Monday, August 8, 2011

Religion Break in Vienna

This morning, I took in the Jewish Heritage Tour (or whatever they called it), although, as it turns out, we saw only one synagogue but two churches.  This is simply a matter of geography (and population) -- when you're dealing with a largely Catholic country, particularly one with a history of overlap between Church and State, you can't walk very far without running into a church.

I wanted to give you a lovely photograph of St. Stephen's Cathedral, but it is undergoing a major renovation, so you can't really capture it in a photograph.  Here's the spire, though, which I think screams "Viennese."

Now, we did see (and go into) one of 12 (now existing) synagogues in Vienna, but it doesn't present a photo-worthy facade.  Indeed, it was designed to blend in, on a side street.  It is the one synagogue in Vienna that wasn't burned in Kristallnacht in 1938, for (as we were told) three reasons -- two of which had to do with location (the third was that it contained records of the Jewish community, which the Nazis could use).  But since the synagogue was so physically integrated into the community, it could not be burned without burning neighboring buildings.  Moreover, the synagogue was about a block away from this:
That's a medieval church -- the oldest in Vienna (or Austria -- I forget) -- and the Nazis did not want to risk it.  So, the synagogue has the church to thank for its continued existence.

Now, current Austrian attitude toward World War II is a bit ... I don't want to say dodgy, exactly -- but our tour guide said (with a laugh) that Austrians will try to convince you that Beethoven was Austrian and Hitler was German.  Aha ha ha.  (Read:  OK, yes, Hitler was Austrian, but we'd rather not claim him.)  The official line (certainly the official post-war line) was that Austria tried to characterize itself as a victim -- in that Hitler's annexation was something Austria didn't want.  Our local tour guide, however, said that this was a crock (and don't we all remember 250,000 Austrians cheering Hitler when he took to the balcony at Heroes' Square?)  Sure, there was opposition and a Resistance, but Austria wasn't the victim it tried to whitewash itself as.  (Pretty much every tour guide we've had has said that the one country which was done the best job of stepping up and admitting responsibility is Germany.)  We were also told, however, that things have been changing; Austrian children are learning about the Holocaust in schools, and Austrian relations with the outside Jewish world are improving (relations which certainly took a hit during the Kurt Waldheim presidency).

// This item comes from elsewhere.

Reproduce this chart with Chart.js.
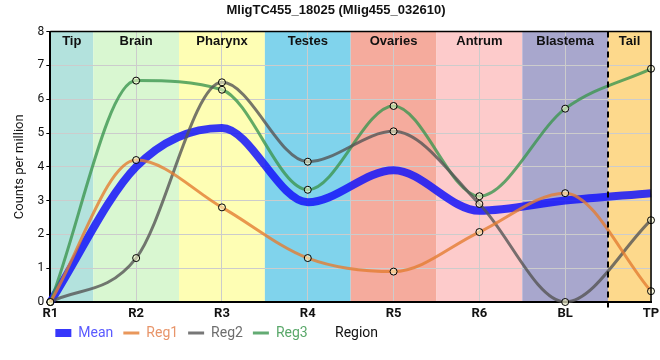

I digress.  In 1900, there were something like 200,000 Jews in Austria; now, there are about 10,000.  120,000 left, and 65,000 died in the Holocaust.  Here's a Holocaust memorial in Vienna (unlike the one in Hungary, you can't miss it -- of course, unlike the one in Hungary, it is simply a memorial to the dead, and not any admission of participation).

The concept here is of a library that you can't enter.  The doors cannot be opened.  The books are all stacked the wrong way -- we see the pages, not the spines -- and the idea is to mourn all of the cultural contributions of which society has been deprived by the murder of 65,000 Jews.  I dig it -- it's a way of universalizing the loss.  It isn't just the families of the 65,000 who are impacted, or the Jewish community of Austria, but society as a whole which has been deprived of the richness that these lives might have brought.  The books not written, as it were. 

The synagogue itself had its own Holocaust memorial -- those granite blocks are inscribed with the names of the 65,000.
It reminds me, in its way, of the Vietnam Wall Memorial in D.C. -- because 65,000 names are an amount you can inscribe -- it's a number you can get your brain around.

(And then I took a look at the data -- there are under 60,000 names on the Vietnam Memorial.  Which means that more Austrian Jews died in the Holocaust than American service men and women who died in Vietnam, and I find this terribly depressing.)

Good thing we've got a Mozart and Strauss concert tonight.